◆ Set problem: Make an exact copy of all the material below, apart from the pictures.

◆ Entries:
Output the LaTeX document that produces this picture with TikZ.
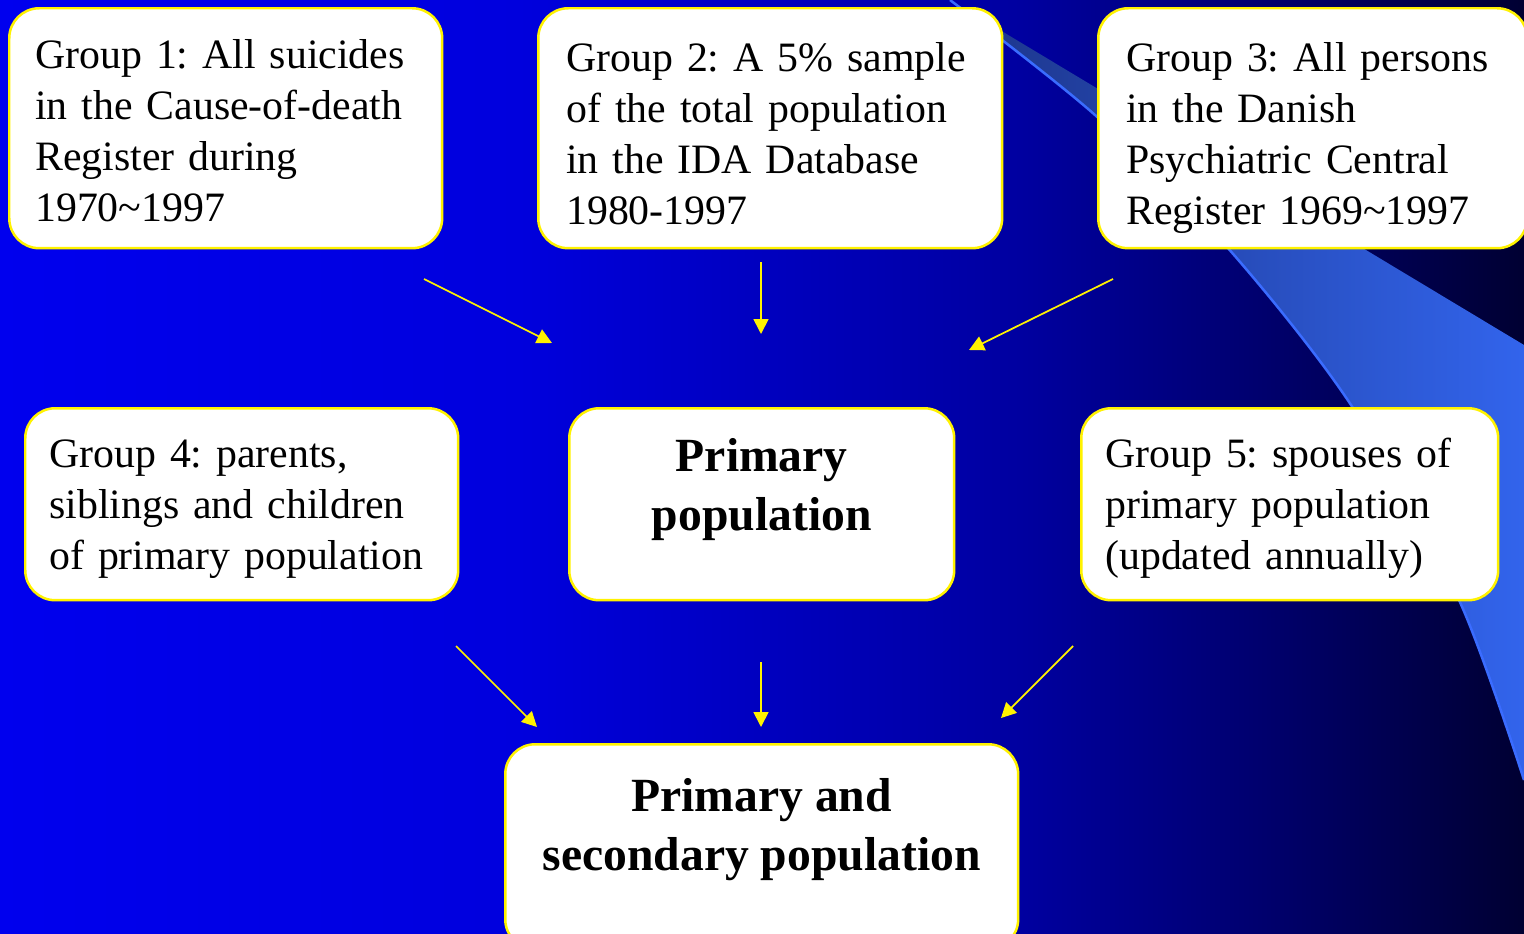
\documentclass[tikz,border=0pt]{standalone}
\usepackage{fontspec}
\setmainfont{Liberation Serif}
\usetikzlibrary{arrows.meta}

\definecolor{swleft}{RGB}{28,52,136}
\definecolor{swright}{RGB}{50,100,236}
\definecolor{swedge}{RGB}{58,108,255}

% slide background, bright blue on the left to near black on the right
\pgfdeclarehorizontalshading{slidebg}{100bp}{rgb(0bp)=(0,0,0.933); rgb(25bp)=(0,0,0.933);
	rgb(42bp)=(0,0,0.867); rgb(58.5bp)=(0,0,0.627); rgb(66bp)=(0,0,0.44);
	rgb(75bp)=(0,0,0.196); rgb(100bp)=(0,0,0.196)}

\begin{document}
\begin{tikzpicture}
	[x = 0.02cm, y = -0.02cm, >= {Triangle[length=0.3cm,width=0.3cm]},
	 group/.style = {draw=yellow, line width=0.05cm, fill=white, rounded corners=0.6cm,
		anchor=north west, align=left, inner ysep=0pt, minimum height=4.8cm,
		text height=1.26cm, text depth=3.54cm,
		font=\fontsize{23.8pt}{29pt}\selectfont,
		execute at begin node={\frenchspacing\hyphenpenalty=10000}},
	 result/.style = {draw=yellow, line width=0.05cm, fill=white, rounded corners=0.6cm,
		anchor=north west, align=center, text depth=0.88cm,
		font=\fontsize{27.1pt}{33.5pt}\selectfont\bfseries},
	 flow/.style = {->, draw=yellow, fill=yellow, line width=0.035cm}]

\useasboundingbox (0,0) rectangle (1524,933);
\clip (0,0) rectangle (1524,933);
\shade[shading=slidebg] (0,0) rectangle (1524,933);
\shade[left color=swleft, right color=swright]
	plot[smooth] coordinates {(950,0) (1095,115) (1227,247) (1351,405) (1459,600) (1524,780)}
	-- (1524,345) -- cycle;
\draw[swedge, line width=0.05cm]
	plot[smooth] coordinates {(950,0) (1095,115) (1227,247) (1351,405) (1459,600) (1524,780)};

% boxes
\node[group, text width=7.62cm, inner xsep=0.52cm, text height=1.2cm, text depth=3.6cm](g_1) at (8,7)
	{Group 1: All suicides\\in the Cause-of-death\\Register during\\1970\textasciitilde1997};
\node[group, text width=8.16cm, inner xsep=0.56cm](g_2) at (537,7)
	{Group 2: A 5\% sample\\of the total population\\in the IDA Database\\1980-1997};
\node[group, text width=7.46cm, inner xsep=0.56cm](g_3) at (1097,7)
	{Group 3: All persons\\in the Danish\\Psychiatric Central\\Register 1969\textasciitilde1997};
\node[group, text width=7.7cm, inner xsep=0.48cm, minimum height=3.84cm,
	text height=1.18cm, text depth=2.66cm](g_4) at (24,407)
	{Group 4: parents,\\siblings and children\\of primary population};
\node[result, minimum width=7.7cm, minimum height=3.84cm, text depth=0.8cm](prim) at (568,407)
	{Primary\\population};
\node[group, text width=7.38cm, inner xsep=0.48cm, minimum height=3.84cm,
	text height=1.18cm, text depth=2.66cm](g_5) at (1080,407)
	{Group 5: spouses of\\primary population\\(updated annually)};
\node[result, minimum width=10.26cm, minimum height=4.1cm](both) at (504,743)
	{Primary and\\secondary population};

% arrows
\coordinate (tail_1) at (424,279);  \coordinate (tip_1) at (552,343);
\coordinate (tail_2) at (761,262);  \coordinate (tip_2) at (761,334);
\coordinate (tail_3) at (1113,279); \coordinate (tip_3) at (969,350);
\coordinate (tail_4) at (456,646);  \coordinate (tip_4) at (537,727);
\coordinate (tail_5) at (761,662);  \coordinate (tip_5) at (761,727);
\coordinate (tail_6) at (1073,646); \coordinate (tip_6) at (1001,718);

\foreach \i in {1,...,6}
	\draw[flow] (tail_\i) -- (tip_\i);

\end{tikzpicture}
\end{document}
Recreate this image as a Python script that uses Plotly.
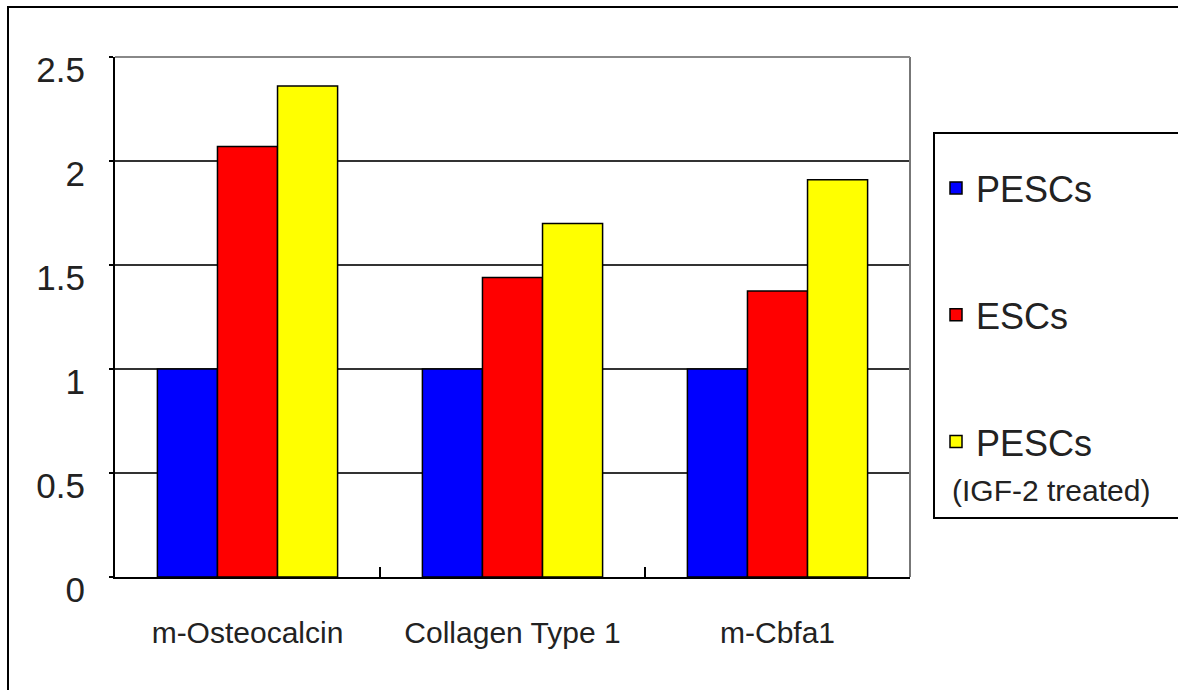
import plotly.graph_objects as go

categories = ["m-Osteocalcin", "Collagen Type 1", "m-Cbfa1"]
series_names = ["PESCs", "ESCs", "PESCs"]
pescs = [1.0, 1.0, 1.0]
escs = [2.07, 1.44, 1.375]
pescs_igf2 = [2.36, 1.70, 1.91]
y_ticks = [0, 0.5, 1, 1.5, 2, 2.5]
y_tick_labels = ["0", "0.5", "1", "1.5", "2", "2.5"]
legend_note = "(IGF-2 treated)"

colors = ["#0000FF", "#FF0000", "#FFFF00"]
FONT = "Liberation Sans, Arial, sans-serif"

W, H = 1178, 690
L, R, T, B = 115, 268, 57, 113
PW, PH = W - L - R, H - T - B

def px_x(x):
    return (x - L) / PW

def px_y(y):
    return (H - B - y) / PH

fig = go.Figure()
for i, (name, vals) in enumerate(zip(series_names, [pescs, escs, pescs_igf2])):
    fig.add_trace(go.Bar(
        x=categories, y=vals, name=name,
        marker=dict(color=colors[i], line=dict(color="black", width=1.5)),
        legendgroup=f"g{i}",
    ))

fig.update_layout(
    width=W, height=H,
    margin=dict(l=L, r=R, t=T, b=B),
    paper_bgcolor="white", plot_bgcolor="white",
    barmode="group", bargap=0.32, bargroupgap=0,
    font=dict(family=FONT, color="#222"),
    showlegend=True,
    legend=dict(
        x=px_x(936), y=px_y(158), xanchor="left", yanchor="top",
        font=dict(size=36, family=FONT, color="#222"),
        bgcolor="rgba(0,0,0,0)", borderwidth=0,
        tracegroupgap=77, traceorder="grouped",
    ),
    xaxis=dict(
        type="category", showgrid=False,
        showline=True, linecolor="black", linewidth=2,
        ticks="inside", ticklen=10, tickwidth=2, tickcolor="black",
        tickson="boundaries",
        tickfont=dict(size=30, family=FONT, color="#222"),
        ticklabelstandoff=28,
    ),
    yaxis=dict(
        range=[0, 2.5], tickvals=y_ticks, ticktext=y_tick_labels,
        showgrid=True, gridcolor="#333", gridwidth=2,
        showline=True, linecolor="black", linewidth=2,
        ticks="outside", ticklen=4, tickwidth=2, tickcolor="black",
        tickfont=dict(size=35, family=FONT, color="#222"),
        ticklabelstandoff=17, ticklabelshift=13,
        zeroline=False,
    ),
    shapes=[
        # outer frame
        dict(type="rect", xref="paper", yref="paper",
             x0=px_x(8), y0=px_y(H + 20), x1=px_x(W + 20), y1=px_y(7),
             line=dict(color="black", width=2), fillcolor="rgba(0,0,0,0)", layer="below"),
        # right side of plot area
        dict(type="line", xref="paper", yref="paper",
             x0=1, y0=0, x1=1, y1=1, line=dict(color="#777", width=2)),
        # top of plot area
        dict(type="line", xref="paper", yref="paper",
             x0=0, y0=1, x1=1, y1=1, line=dict(color="#888", width=2)),
        # legend box
        dict(type="rect", xref="paper", yref="paper",
             x0=px_x(934), y0=px_y(518), x1=px_x(W + 20), y1=px_y(133),
             line=dict(color="black", width=2), fillcolor="rgba(0,0,0,0)"),
    ],
    annotations=[
        dict(text=legend_note, xref="paper", yref="paper",
             x=px_x(950), y=px_y(490), xanchor="left", yanchor="middle",
             showarrow=False, font=dict(size=30, family=FONT, color="#222")),
    ],
)

fig.write_html("out.html")
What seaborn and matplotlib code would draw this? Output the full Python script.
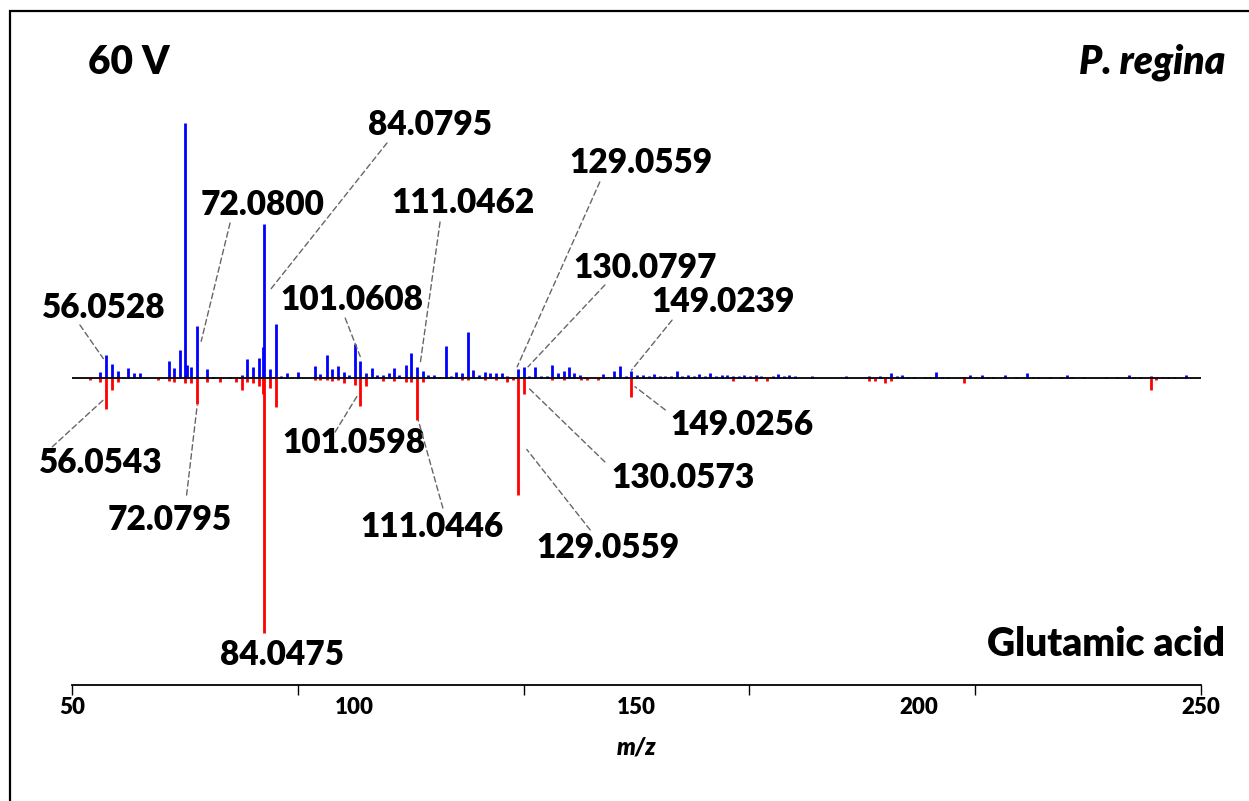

◆ Correct response:
Output the LaTeX document that produces this picture with TikZ.
\documentclass[tikz,border=0pt]{standalone}
\usepackage{fontspec}
\setmainfont{Liberation Serif}
\usetikzlibrary{arrows.meta}

\definecolor{swleft}{RGB}{28,52,136}
\definecolor{swright}{RGB}{50,100,236}
\definecolor{swedge}{RGB}{58,108,255}

% slide background, bright blue on the left to near black on the right
\pgfdeclarehorizontalshading{slidebg}{100bp}{rgb(0bp)=(0,0,0.933); rgb(25bp)=(0,0,0.933);
	rgb(42bp)=(0,0,0.867); rgb(58.5bp)=(0,0,0.627); rgb(66bp)=(0,0,0.44);
	rgb(75bp)=(0,0,0.196); rgb(100bp)=(0,0,0.196)}

\begin{document}
\begin{tikzpicture}
	[x = 0.02cm, y = -0.02cm, >= {Triangle[length=0.3cm,width=0.3cm]},
	 group/.style = {draw=yellow, line width=0.05cm, fill=white, rounded corners=0.6cm,
		anchor=north west, align=left, inner ysep=0pt, minimum height=4.8cm,
		text height=1.26cm, text depth=3.54cm,
		font=\fontsize{23.8pt}{29pt}\selectfont,
		execute at begin node={\frenchspacing\hyphenpenalty=10000}},
	 result/.style = {draw=yellow, line width=0.05cm, fill=white, rounded corners=0.6cm,
		anchor=north west, align=center, text depth=0.88cm,
		font=\fontsize{27.1pt}{33.5pt}\selectfont\bfseries},
	 flow/.style = {->, draw=yellow, fill=yellow, line width=0.035cm}]

\useasboundingbox (0,0) rectangle (1524,933);
\clip (0,0) rectangle (1524,933);
\shade[shading=slidebg] (0,0) rectangle (1524,933);
\shade[left color=swleft, right color=swright]
	plot[smooth] coordinates {(950,0) (1095,115) (1227,247) (1351,405) (1459,600) (1524,780)}
	-- (1524,345) -- cycle;
\draw[swedge, line width=0.05cm]
	plot[smooth] coordinates {(950,0) (1095,115) (1227,247) (1351,405) (1459,600) (1524,780)};

% boxes
\node[group, text width=7.62cm, inner xsep=0.52cm, text height=1.2cm, text depth=3.6cm](g_1) at (8,7)
	{Group 1: All suicides\\in the Cause-of-death\\Register during\\1970\textasciitilde1997};
\node[group, text width=8.16cm, inner xsep=0.56cm](g_2) at (537,7)
	{Group 2: A 5\% sample\\of the total population\\in the IDA Database\\1980-1997};
\node[group, text width=7.46cm, inner xsep=0.56cm](g_3) at (1097,7)
	{Group 3: All persons\\in the Danish\\Psychiatric Central\\Register 1969\textasciitilde1997};
\node[group, text width=7.7cm, inner xsep=0.48cm, minimum height=3.84cm,
	text height=1.18cm, text depth=2.66cm](g_4) at (24,407)
	{Group 4: parents,\\siblings and children\\of primary population};
\node[result, minimum width=7.7cm, minimum height=3.84cm, text depth=0.8cm](prim) at (568,407)
	{Primary\\population};
\node[group, text width=7.38cm, inner xsep=0.48cm, minimum height=3.84cm,
	text height=1.18cm, text depth=2.66cm](g_5) at (1080,407)
	{Group 5: spouses of\\primary population\\(updated annually)};
\node[result, minimum width=10.26cm, minimum height=4.1cm](both) at (504,743)
	{Primary and\\secondary population};

% arrows
\coordinate (tail_1) at (424,279);  \coordinate (tip_1) at (552,343);
\coordinate (tail_2) at (761,262);  \coordinate (tip_2) at (761,334);
\coordinate (tail_3) at (1113,279); \coordinate (tip_3) at (969,350);
\coordinate (tail_4) at (456,646);  \coordinate (tip_4) at (537,727);
\coordinate (tail_5) at (761,662);  \coordinate (tip_5) at (761,727);
\coordinate (tail_6) at (1073,646); \coordinate (tip_6) at (1001,718);

\foreach \i in {1,...,6}
	\draw[flow] (tail_\i) -- (tip_\i);

\end{tikzpicture}
\end{document}
Recreate this image as a Python script that uses Plotly.
import plotly.graph_objects as go

categories = ["m-Osteocalcin", "Collagen Type 1", "m-Cbfa1"]
series_names = ["PESCs", "ESCs", "PESCs"]
pescs = [1.0, 1.0, 1.0]
escs = [2.07, 1.44, 1.375]
pescs_igf2 = [2.36, 1.70, 1.91]
y_ticks = [0, 0.5, 1, 1.5, 2, 2.5]
y_tick_labels = ["0", "0.5", "1", "1.5", "2", "2.5"]
legend_note = "(IGF-2 treated)"

colors = ["#0000FF", "#FF0000", "#FFFF00"]
FONT = "Liberation Sans, Arial, sans-serif"

W, H = 1178, 690
L, R, T, B = 115, 268, 57, 113
PW, PH = W - L - R, H - T - B

def px_x(x):
    return (x - L) / PW

def px_y(y):
    return (H - B - y) / PH

fig = go.Figure()
for i, (name, vals) in enumerate(zip(series_names, [pescs, escs, pescs_igf2])):
    fig.add_trace(go.Bar(
        x=categories, y=vals, name=name,
        marker=dict(color=colors[i], line=dict(color="black", width=1.5)),
        legendgroup=f"g{i}",
    ))

fig.update_layout(
    width=W, height=H,
    margin=dict(l=L, r=R, t=T, b=B),
    paper_bgcolor="white", plot_bgcolor="white",
    barmode="group", bargap=0.32, bargroupgap=0,
    font=dict(family=FONT, color="#222"),
    showlegend=True,
    legend=dict(
        x=px_x(936), y=px_y(158), xanchor="left", yanchor="top",
        font=dict(size=36, family=FONT, color="#222"),
        bgcolor="rgba(0,0,0,0)", borderwidth=0,
        tracegroupgap=77, traceorder="grouped",
    ),
    xaxis=dict(
        type="category", showgrid=False,
        showline=True, linecolor="black", linewidth=2,
        ticks="inside", ticklen=10, tickwidth=2, tickcolor="black",
        tickson="boundaries",
        tickfont=dict(size=30, family=FONT, color="#222"),
        ticklabelstandoff=28,
    ),
    yaxis=dict(
        range=[0, 2.5], tickvals=y_ticks, ticktext=y_tick_labels,
        showgrid=True, gridcolor="#333", gridwidth=2,
        showline=True, linecolor="black", linewidth=2,
        ticks="outside", ticklen=4, tickwidth=2, tickcolor="black",
        tickfont=dict(size=35, family=FONT, color="#222"),
        ticklabelstandoff=17, ticklabelshift=13,
        zeroline=False,
    ),
    shapes=[
        # outer frame
        dict(type="rect", xref="paper", yref="paper",
             x0=px_x(8), y0=px_y(H + 20), x1=px_x(W + 20), y1=px_y(7),
             line=dict(color="black", width=2), fillcolor="rgba(0,0,0,0)", layer="below"),
        # right side of plot area
        dict(type="line", xref="paper", yref="paper",
             x0=1, y0=0, x1=1, y1=1, line=dict(color="#777", width=2)),
        # top of plot area
        dict(type="line", xref="paper", yref="paper",
             x0=0, y0=1, x1=1, y1=1, line=dict(color="#888", width=2)),
        # legend box
        dict(type="rect", xref="paper", yref="paper",
             x0=px_x(934), y0=px_y(518), x1=px_x(W + 20), y1=px_y(133),
             line=dict(color="black", width=2), fillcolor="rgba(0,0,0,0)"),
    ],
    annotations=[
        dict(text=legend_note, xref="paper", yref="paper",
             x=px_x(950), y=px_y(490), xanchor="left", yanchor="middle",
             showarrow=False, font=dict(size=30, family=FONT, color="#222")),
    ],
)

fig.write_html("out.html")
What seaborn and matplotlib code would draw this? Output the full Python script.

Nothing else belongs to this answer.